Tuesday, January 13, 2004

Pond Scum

Mark Steyn puts the hammer down in We are falling under the imam's spell
Let me see if I understand the BBC Rules of Engagement correctly: if you're Robert Kilroy-Silk and you make some robust statements about the Arab penchant for suicide bombing, amputations, repression of women and a generally celebratory attitude to September 11 – none of which is factually in dispute – the BBC will yank you off the air and the Commission for Racial Equality will file a complaint to the police which could result in your serving seven years in gaol. Message: this behaviour is unacceptable in multicultural Britain.

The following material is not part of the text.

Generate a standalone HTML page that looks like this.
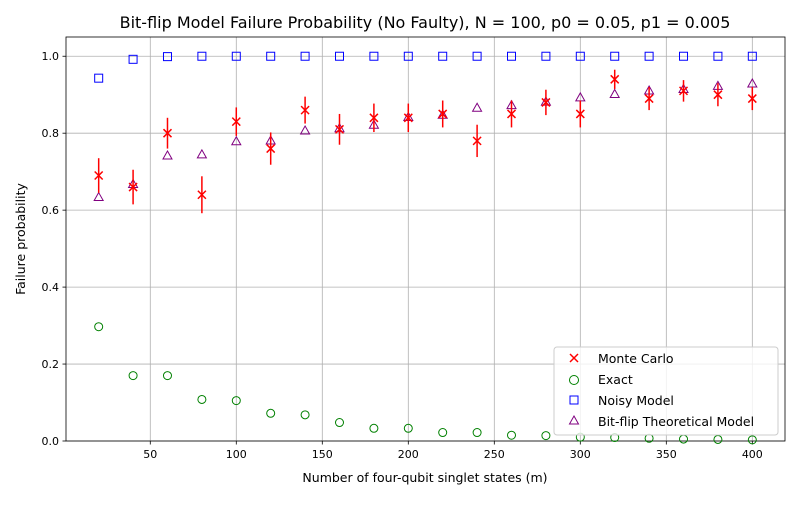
<!DOCTYPE html>
<html><head><meta charset="utf-8"><style>
body{margin:0;background:#fff;font-family:"Liberation Sans","DejaVu Sans",sans-serif;}
svg text{font-family:"DejaVu Sans","Liberation Sans",sans-serif;}
</style></head><body>
<svg id="chart" width="800" height="500" xmlns="http://www.w3.org/2000/svg">
<rect width="800" height="500" fill="#fff"/>
<text x="425" y="28" font-size="16" text-anchor="middle">Bit-flip Model Failure Probability (No Faulty), N = 100, p0 = 0.05, p1 = 0.005</text>
<g id="grid"></g><g id="axes"></g><g id="marks"></g>
<text x="425" y="482" font-size="12.5" text-anchor="middle">Number of four-qubit singlet states (m)</text>
<text transform="translate(25,239) rotate(-90)" font-size="12.5" text-anchor="middle">Failure probability</text>
<g>
<rect x="554" y="347" width="224" height="88" rx="3" fill="#fff" fill-opacity="0.8" stroke="#ccc"/>
<g stroke="red" stroke-width="1.5"><line x1="570" y1="354" x2="578" y2="362"/><line x1="578" y1="354" x2="570" y2="362"/></g>
<text x="598" y="363" font-size="12.5">Monte Carlo</text>
<circle cx="574" cy="380" r="4.5" fill="none" stroke="green"/>
<text x="598" y="384" font-size="12.5">Exact</text>
<rect x="570" y="396" width="8" height="8" fill="none" stroke="blue"/>
<text x="598" y="405" font-size="12.5">Noisy Model</text>
<path d="M574,416 L578.5,424 L569.5,424 Z" fill="none" stroke="purple"/>
<text x="598" y="426" font-size="12.5">Bit-flip Theoretical Model</text>
</g>
</svg>
<script>
const mValues=[20,40,60,80,100,120,140,160,180,200,220,240,260,280,300,320,340,360,380,400];
const monteCarlo=[0.69,0.66,0.80,0.64,0.83,0.76,0.86,0.81,0.84,0.84,0.85,0.78,0.85,0.88,0.85,0.94,0.89,0.91,0.90,0.89];
const mcError=[0.045,0.045,0.04,0.048,0.037,0.042,0.035,0.04,0.037,0.037,0.035,0.042,0.035,0.033,0.035,0.025,0.03,0.028,0.03,0.03];
const exact=[0.297,0.17,0.17,0.108,0.105,0.072,0.068,0.048,0.033,0.033,0.022,0.022,0.015,0.014,0.01,0.009,0.007,0.005,0.004,0.003];
const noisy=[0.943,0.992,0.999,1,1,1,1,1,1,1,1,1,1,1,1,1,1,1,1,1];
const theory=[0.634,0.668,0.742,0.745,0.779,0.781,0.807,0.813,0.822,0.842,0.848,0.866,0.873,0.882,0.893,0.902,0.911,0.915,0.923,0.929];
const xTicks=[50,100,150,200,250,300,350,400];
const yTicks=[0,0.2,0.4,0.6,0.8,1.0];
const L=66,R=785,T=37,B=441,xmin=1,xmax=419,ymin=0,ymax=1.05;
const X=v=>L+(v-xmin)/(xmax-xmin)*(R-L);
const Y=v=>B-(v-ymin)/(ymax-ymin)*(B-T);
const NS="http://www.w3.org/2000/svg";
function mk(tag,attrs,parent){const e=document.createElementNS(NS,tag);for(const k in attrs)e.setAttribute(k,attrs[k]);parent.appendChild(e);return e;}
const grid=document.getElementById('grid'),axes=document.getElementById('axes'),marks=document.getElementById('marks');
xTicks.forEach(t=>{
 const g=mk('line',{x1:X(t),x2:X(t),y1:T,y2:B,stroke:'#b0b0b0','stroke-width':0.8},grid);
 
 
 mk('line',{x1:X(t),x2:X(t),y1:B,y2:B+3.5,stroke:'#000','stroke-width':0.8},axes);
 const tx=mk('text',{x:X(t),y:B+17,'font-size':11,'text-anchor':'middle'},axes);
 tx.textContent=t;
 
 
});
yTicks.forEach(t=>{
 const g=mk('line',{x1:L,x2:R,y1:Y(t),y2:Y(t),stroke:'#b0b0b0','stroke-width':0.8},grid);
 
 
 mk('line',{x1:L-3.5,x2:L,y1:Y(t),y2:Y(t),stroke:'#000','stroke-width':0.8},axes);
 const tx=mk('text',{x:L-7,y:Y(t)+4,'font-size':11,'text-anchor':'end'},axes);
 tx.textContent=t.toFixed(1);
 
 
});
const frame=mk('rect',{x:L,y:T,width:R-L,height:B-T,fill:'none',stroke:'#000','stroke-width':0.8},axes);


mValues.forEach((m,i)=>{
 const x=X(m);
 const c=mk('circle',{cx:x,cy:Y(exact[i]),r:4,fill:'none',stroke:'green'},marks);
 
 
 const s=mk('rect',{x:x-4,y:Y(noisy[i])-4,width:8,height:8,fill:'none',stroke:'blue'},marks);
 
 
 const ty=Y(theory[i]);
 const t=mk('path',{d:`M${x},${ty-4.5} L${x+4.5},${ty+3.5} L${x-4.5},${ty+3.5} Z`,fill:'none',stroke:'purple'},marks);
 
 
 const g=mk('g',{stroke:'red','stroke-width':1.5},marks);
 
 
 const y=Y(monteCarlo[i]);
 mk('line',{x1:x,x2:x,y1:Y(monteCarlo[i]+mcError[i]),y2:Y(monteCarlo[i]-mcError[i])},g);
 mk('line',{x1:x-4,y1:y-4,x2:x+4,y2:y+4},g);
 mk('line',{x1:x+4,y1:y-4,x2:x-4,y2:y+4},g);
});
</script>
</body></html>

But, if you're Tom Paulin and you incite murder, in a part of the world where folks need little incitement to murder, as part of a non-factual emotive rant about how "Brooklyn-born" Jewish settlers on the West Bank "should be shot dead" because "they are Nazis" and "I feel nothing but hatred for them", the BBC will keep you on the air, kibitzing (as the Zionists would say) with the crème de la crème of London's cultural arbiters each week. Message: this behaviour is completely acceptable.
...
Since then, societal organisation-wise, things seem to be going Islam's way swimmingly - literally in the case of the French municipal pool which bowed to Muslim requests to institute single-sex bathing, but also in more important ways. Thus, I see the French interior minister flew to Egypt to seek the blessing for his new religious legislation of the big-time imam at the al-Azhar theological institute. Rather odd, don't you think? After all, Egypt isn't in the French interior. But, if Egypt doesn't fall within the interior minister's jurisdiction, France apparently falls within the imam's.
And after some other odious examples:
And so, when free speech, artistic expression, feminism and other totems of western pluralism clash directly with the Islamic lobby, Islam more often than not wins – and all the noisy types who run around crying "Censorship!" if a Texas radio station refuses to play the Bush-bashing Dixie Chicks suddenly fall silent. I don't know about you, but this "multicultural Britain" business is beginning to feel like an interim phase.
I'm continually puzzled that the leftoids always roll over on some of their most cherished whines as soon as Islamofascism gets involved.